What is it about the antlers of a whitetail deer? When I see a deer, any deer, during a day in the woods, a level of excitement rises along with, I am certain, my blood pressure. But if the deer is carrying antlers, that level of heightened awareness goes up even more.
I can only speculate as to why that is, and I will talk about that a bit later.
Meanwhile, I wish I had a dollar for every hunter, when retelling his sad tale about missing a good buck — and this taking a shot and missing has happened to any deer hunter with a good number of years in the woods — the hunter goes on to give you the exact number of antler points on the buck’s head.
I cannot help but believe that, anyone who takes the time to count the number of points emerging from a buck’s head, when often you only have seconds to make the right decisions, seems to be more focused on the deer’s headgear than on the real issue here — making a good, killing shot at the right moment.
At some point in the past — my guess it was the early 1990s — I learned it was imperative that when I see a buck with legal antlers, my eyes immediately drop down to that place just behind the shoulders. I do not want to look at the buck’s antlers, especially if that buck is carrying big antlers, because I know that can rattle me.
Many newcomers to the sport, I have read, can attest to the fact that, upon seeing their first buck in the woods during deer season, missed an easy shot because of so-call “buck fever.” I think it was more a case of “antler fever,” but what do I know?
The point is, if you are a newcomer to the sport of deer hunting, you should be thinking about what you will do when you come face to face with a legal buck. Here’s my advice: Once you are absolutely certain that what you are seeing is a legal buck, take your eyes away from the head and focus your eyes and then your firearm on that place just behind the buck’s shoulders. Oh, and take a breath and gently squeeze that trigger.
I have a collection of deer antlers hanging around my home and it never amazes me, even with a buck on the wall that I shot back in 1987, how impressed I am by the antlers of a whitetail. None of these antlers are spectacular, although I do have two sets in my study that I am extremely proud of. The antlers on the walls and in the study remind me of great hunts in the past, and I can remember, in fine detail, the circumstances of every kill, going back to the 6-pointer I shot in Vermont almost 40 years ago.
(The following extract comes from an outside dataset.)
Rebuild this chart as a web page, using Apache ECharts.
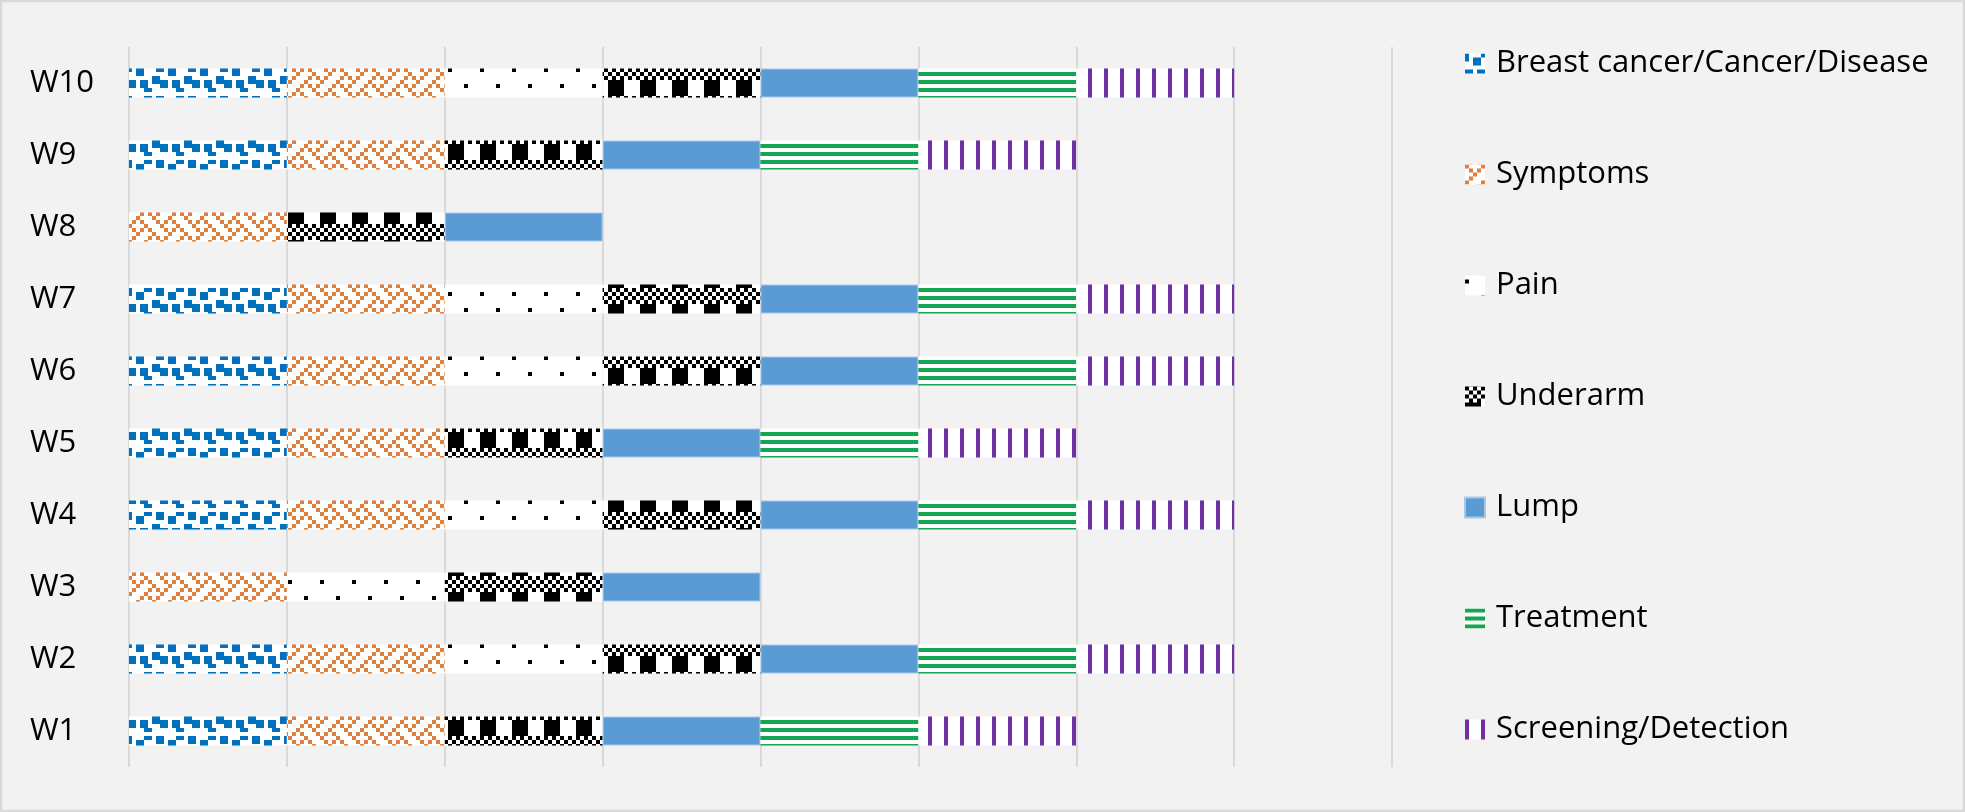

And there are times when I think about why I hunt, why I am compelled to hunt and the deep satisfaction I feel when I do find success. It means I am a member of the hunting clan, that I can butcher my own deer and, for months to come, my family can sit around the table and enjoy the venison of my labors.
Something, I am not sure what, takes me back, far back, to a time and place when my ancestors, say 60,000 years ago, went on a hunt, a hunt that was not for sport, but for survival. The talented hunters in the hunter-gatherer group were surely held in high esteem, for obvious reasons. With success, the small group of 20 or 30 Homo Sapiens, gathered around a fire for the feast with smiles and full stomachs. Failure over any extended period of time almost certainly doomed that little group of humans so it is no stretch to imagine hunters, during the early rise of man, were held in high esteem.
You could, of course, argue that any Native American who set out to hunt, say, the whitetail in what is now the United States, would, without hesitation, kill the first whitetail he could, be it male, female or young deer. A doe would be as sustainable as any buck to those early hunters.
That said, however, there must have been something mystical to those first Americans when they drew back their bow and released an arrow on a buck, especially a buck with great antlers. An Indigenous hunter almost certainly carried the same awe as I do when a buck steps into view.
So this is for the young and new hunters out there: Enjoy the day, hunt smart and safe and when that buck comes out of nowhere and steps into view, focus on that place behind the shoulders. You can count those antlers when the buck is down and gone.